* _Aim of the exercise_
Tally the lines holding the string "this" and reply with that number alone.

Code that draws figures
==========
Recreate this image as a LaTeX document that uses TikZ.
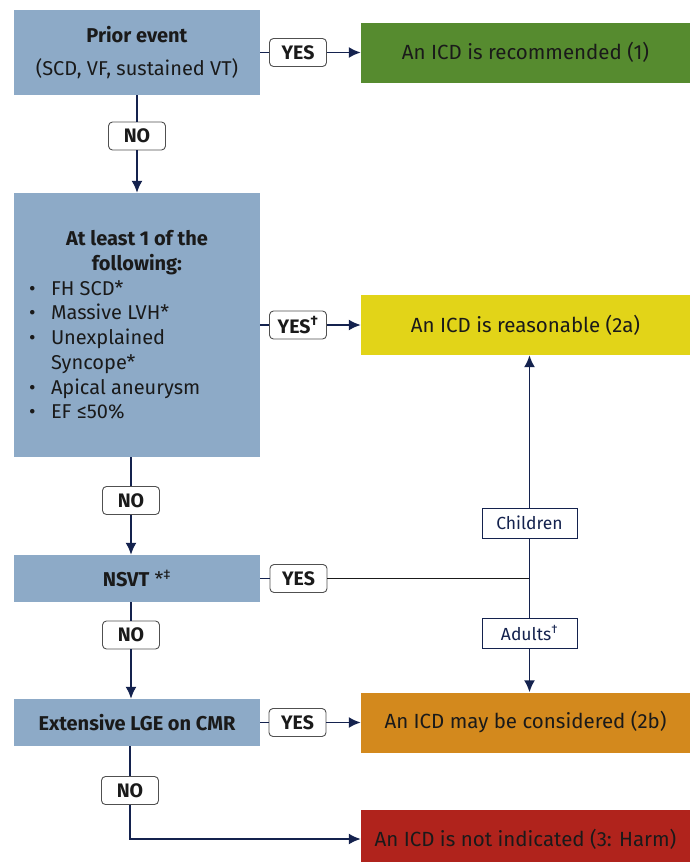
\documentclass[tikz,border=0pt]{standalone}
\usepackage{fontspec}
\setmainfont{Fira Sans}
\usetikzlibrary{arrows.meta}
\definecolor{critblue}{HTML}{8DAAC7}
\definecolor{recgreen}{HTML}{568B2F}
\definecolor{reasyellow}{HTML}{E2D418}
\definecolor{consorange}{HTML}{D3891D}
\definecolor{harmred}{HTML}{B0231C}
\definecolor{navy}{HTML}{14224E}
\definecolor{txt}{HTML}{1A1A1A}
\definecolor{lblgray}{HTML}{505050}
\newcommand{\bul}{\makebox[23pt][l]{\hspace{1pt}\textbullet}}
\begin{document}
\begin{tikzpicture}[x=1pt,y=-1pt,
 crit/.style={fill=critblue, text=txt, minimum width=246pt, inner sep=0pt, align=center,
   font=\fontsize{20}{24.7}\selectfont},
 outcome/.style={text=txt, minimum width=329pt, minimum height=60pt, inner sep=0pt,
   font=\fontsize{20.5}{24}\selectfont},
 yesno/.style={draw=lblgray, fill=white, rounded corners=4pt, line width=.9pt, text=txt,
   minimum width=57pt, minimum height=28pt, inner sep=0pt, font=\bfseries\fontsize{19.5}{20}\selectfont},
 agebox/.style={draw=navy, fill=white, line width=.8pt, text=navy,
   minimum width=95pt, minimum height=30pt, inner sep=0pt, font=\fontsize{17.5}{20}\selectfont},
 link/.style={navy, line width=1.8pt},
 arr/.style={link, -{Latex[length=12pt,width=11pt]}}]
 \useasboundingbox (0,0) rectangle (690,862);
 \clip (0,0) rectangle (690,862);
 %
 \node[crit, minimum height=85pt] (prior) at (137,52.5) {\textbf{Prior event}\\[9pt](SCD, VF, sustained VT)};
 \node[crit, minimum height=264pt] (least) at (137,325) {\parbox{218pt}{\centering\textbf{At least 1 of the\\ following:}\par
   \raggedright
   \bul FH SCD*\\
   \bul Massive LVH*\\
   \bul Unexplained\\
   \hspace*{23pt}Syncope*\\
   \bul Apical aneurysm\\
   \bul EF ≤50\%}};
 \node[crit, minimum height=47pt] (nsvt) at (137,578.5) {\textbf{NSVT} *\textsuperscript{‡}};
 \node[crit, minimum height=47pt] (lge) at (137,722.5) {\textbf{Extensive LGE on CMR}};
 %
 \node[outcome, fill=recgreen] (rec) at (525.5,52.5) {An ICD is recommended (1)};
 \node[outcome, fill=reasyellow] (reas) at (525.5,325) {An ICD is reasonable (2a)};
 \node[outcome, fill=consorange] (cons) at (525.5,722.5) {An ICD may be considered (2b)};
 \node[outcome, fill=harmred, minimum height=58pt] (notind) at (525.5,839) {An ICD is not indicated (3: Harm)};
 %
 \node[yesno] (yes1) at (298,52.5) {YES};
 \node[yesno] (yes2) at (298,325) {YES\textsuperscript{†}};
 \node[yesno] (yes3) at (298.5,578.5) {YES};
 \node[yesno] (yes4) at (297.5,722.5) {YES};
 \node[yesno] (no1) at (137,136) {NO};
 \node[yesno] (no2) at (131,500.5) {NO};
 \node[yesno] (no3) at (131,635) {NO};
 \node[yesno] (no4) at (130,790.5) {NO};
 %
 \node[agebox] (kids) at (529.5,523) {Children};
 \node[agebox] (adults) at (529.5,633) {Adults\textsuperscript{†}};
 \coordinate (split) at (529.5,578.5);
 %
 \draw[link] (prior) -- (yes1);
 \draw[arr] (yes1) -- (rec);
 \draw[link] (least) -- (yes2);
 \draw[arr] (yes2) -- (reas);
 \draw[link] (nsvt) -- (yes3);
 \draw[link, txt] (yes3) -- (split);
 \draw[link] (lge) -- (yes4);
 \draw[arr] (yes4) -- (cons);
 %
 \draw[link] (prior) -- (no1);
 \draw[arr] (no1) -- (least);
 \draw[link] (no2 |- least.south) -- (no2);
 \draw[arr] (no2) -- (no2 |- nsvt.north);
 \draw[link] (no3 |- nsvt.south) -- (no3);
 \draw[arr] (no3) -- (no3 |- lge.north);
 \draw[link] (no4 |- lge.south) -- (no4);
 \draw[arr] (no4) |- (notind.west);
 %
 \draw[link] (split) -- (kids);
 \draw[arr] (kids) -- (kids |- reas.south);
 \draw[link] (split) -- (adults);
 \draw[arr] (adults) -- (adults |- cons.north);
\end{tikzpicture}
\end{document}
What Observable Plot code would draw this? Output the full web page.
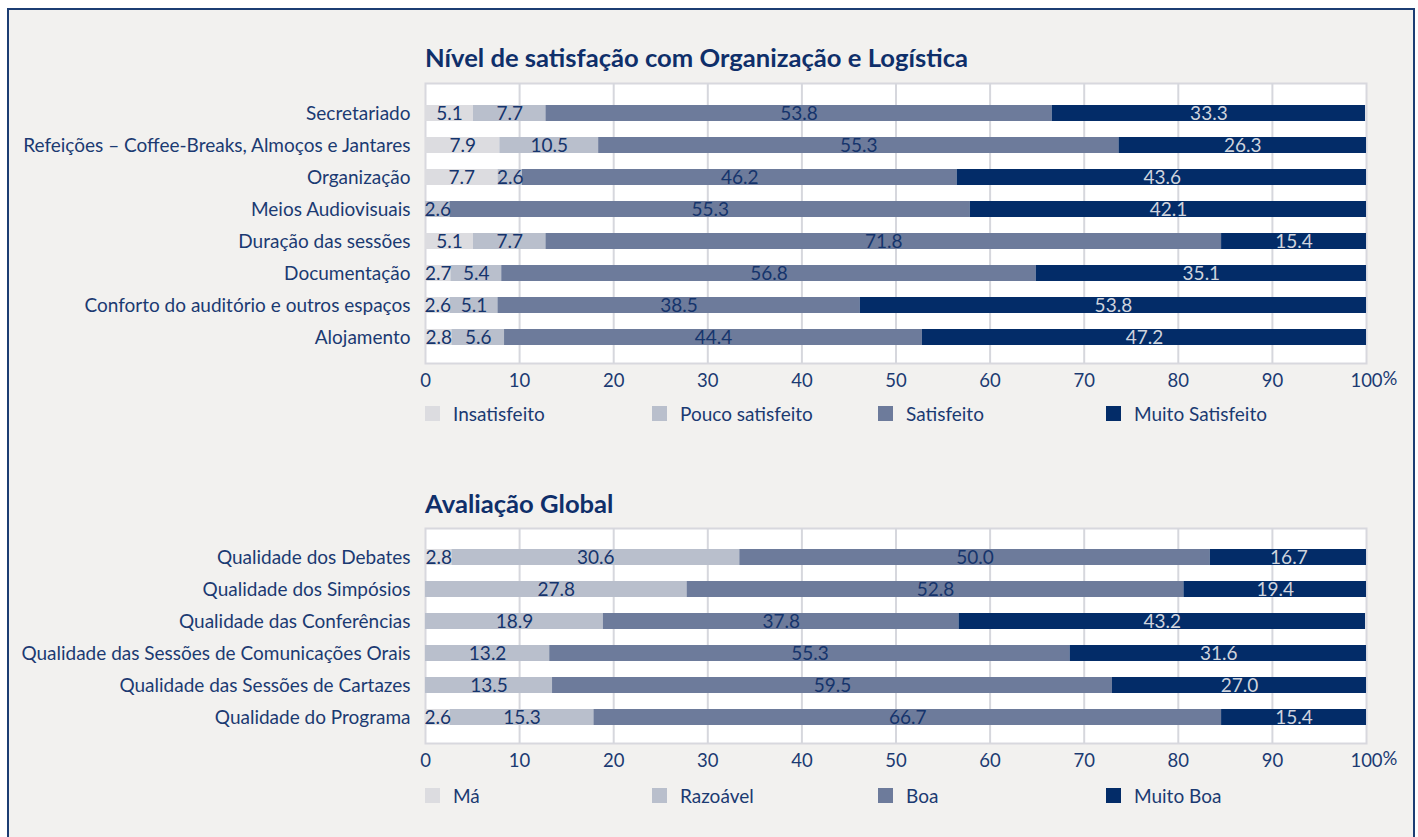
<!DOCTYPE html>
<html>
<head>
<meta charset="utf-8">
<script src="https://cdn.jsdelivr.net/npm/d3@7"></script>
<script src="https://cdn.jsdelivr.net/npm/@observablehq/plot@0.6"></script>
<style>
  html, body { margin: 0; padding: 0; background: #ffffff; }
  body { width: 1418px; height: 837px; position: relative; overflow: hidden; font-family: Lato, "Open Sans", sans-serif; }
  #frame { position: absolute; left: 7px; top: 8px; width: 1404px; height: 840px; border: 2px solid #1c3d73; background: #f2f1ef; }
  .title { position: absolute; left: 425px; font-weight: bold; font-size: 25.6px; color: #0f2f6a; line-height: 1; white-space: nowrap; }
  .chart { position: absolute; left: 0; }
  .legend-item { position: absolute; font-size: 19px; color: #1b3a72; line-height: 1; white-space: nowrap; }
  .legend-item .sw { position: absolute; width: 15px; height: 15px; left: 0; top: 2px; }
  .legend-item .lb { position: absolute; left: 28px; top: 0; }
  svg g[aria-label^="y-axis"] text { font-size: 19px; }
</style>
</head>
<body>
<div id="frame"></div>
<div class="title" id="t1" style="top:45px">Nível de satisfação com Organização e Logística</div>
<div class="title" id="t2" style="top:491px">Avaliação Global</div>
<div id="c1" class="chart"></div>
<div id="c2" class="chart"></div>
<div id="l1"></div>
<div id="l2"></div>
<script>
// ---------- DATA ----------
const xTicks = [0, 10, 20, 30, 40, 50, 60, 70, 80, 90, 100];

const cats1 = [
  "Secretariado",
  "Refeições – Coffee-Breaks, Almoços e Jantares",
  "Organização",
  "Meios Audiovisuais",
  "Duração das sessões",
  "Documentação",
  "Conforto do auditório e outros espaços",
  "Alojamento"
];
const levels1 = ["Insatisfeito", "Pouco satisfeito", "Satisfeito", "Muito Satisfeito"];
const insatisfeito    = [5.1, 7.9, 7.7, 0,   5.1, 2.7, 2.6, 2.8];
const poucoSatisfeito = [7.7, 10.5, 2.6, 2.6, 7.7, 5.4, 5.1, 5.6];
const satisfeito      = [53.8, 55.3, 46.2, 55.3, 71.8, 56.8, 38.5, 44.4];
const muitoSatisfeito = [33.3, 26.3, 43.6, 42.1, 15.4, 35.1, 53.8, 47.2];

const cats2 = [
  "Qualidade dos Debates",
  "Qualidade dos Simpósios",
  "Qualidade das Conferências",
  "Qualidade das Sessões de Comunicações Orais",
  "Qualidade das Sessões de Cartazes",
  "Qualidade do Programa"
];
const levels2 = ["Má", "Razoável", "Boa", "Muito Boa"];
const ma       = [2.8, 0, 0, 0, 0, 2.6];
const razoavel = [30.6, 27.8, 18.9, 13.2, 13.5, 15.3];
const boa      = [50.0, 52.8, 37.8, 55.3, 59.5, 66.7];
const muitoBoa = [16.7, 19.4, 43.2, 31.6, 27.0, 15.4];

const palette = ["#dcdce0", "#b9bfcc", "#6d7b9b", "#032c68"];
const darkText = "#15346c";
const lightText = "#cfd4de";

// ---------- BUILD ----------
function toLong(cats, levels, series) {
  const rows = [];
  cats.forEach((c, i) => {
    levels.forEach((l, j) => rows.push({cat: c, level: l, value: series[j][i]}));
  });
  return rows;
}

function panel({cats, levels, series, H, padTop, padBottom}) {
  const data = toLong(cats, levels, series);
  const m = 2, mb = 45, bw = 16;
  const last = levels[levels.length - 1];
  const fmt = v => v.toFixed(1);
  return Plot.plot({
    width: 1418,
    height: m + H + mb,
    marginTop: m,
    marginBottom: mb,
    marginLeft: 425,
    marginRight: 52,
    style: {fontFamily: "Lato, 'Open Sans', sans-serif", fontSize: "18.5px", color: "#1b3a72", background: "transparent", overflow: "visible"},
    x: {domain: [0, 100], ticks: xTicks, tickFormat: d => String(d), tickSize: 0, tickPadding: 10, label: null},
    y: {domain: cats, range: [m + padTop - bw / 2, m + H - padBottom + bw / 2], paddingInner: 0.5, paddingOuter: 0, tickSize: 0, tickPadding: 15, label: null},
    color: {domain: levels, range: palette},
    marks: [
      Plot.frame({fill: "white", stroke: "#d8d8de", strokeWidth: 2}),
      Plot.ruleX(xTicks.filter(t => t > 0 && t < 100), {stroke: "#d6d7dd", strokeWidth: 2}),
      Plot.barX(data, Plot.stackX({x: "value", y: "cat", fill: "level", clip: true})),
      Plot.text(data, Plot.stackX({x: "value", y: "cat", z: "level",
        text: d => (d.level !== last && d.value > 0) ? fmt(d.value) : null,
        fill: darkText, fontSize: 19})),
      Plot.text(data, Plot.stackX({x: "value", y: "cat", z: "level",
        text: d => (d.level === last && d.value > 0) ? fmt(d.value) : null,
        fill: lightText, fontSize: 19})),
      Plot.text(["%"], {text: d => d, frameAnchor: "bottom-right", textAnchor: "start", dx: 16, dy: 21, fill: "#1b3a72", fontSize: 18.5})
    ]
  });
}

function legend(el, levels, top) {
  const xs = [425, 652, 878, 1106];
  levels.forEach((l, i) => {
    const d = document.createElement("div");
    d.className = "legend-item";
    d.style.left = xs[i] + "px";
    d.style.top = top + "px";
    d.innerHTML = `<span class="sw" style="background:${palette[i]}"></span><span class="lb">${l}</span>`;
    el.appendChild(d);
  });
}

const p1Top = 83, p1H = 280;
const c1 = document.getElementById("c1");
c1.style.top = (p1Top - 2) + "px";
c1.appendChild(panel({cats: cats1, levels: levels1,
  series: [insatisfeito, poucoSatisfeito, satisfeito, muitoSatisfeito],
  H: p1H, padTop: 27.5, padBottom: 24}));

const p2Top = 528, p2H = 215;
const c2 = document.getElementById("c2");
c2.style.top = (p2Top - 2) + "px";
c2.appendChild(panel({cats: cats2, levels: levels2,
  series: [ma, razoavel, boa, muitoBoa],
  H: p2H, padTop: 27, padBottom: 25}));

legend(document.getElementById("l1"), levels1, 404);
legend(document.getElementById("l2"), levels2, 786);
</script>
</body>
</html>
==========
* _Worked answer_
2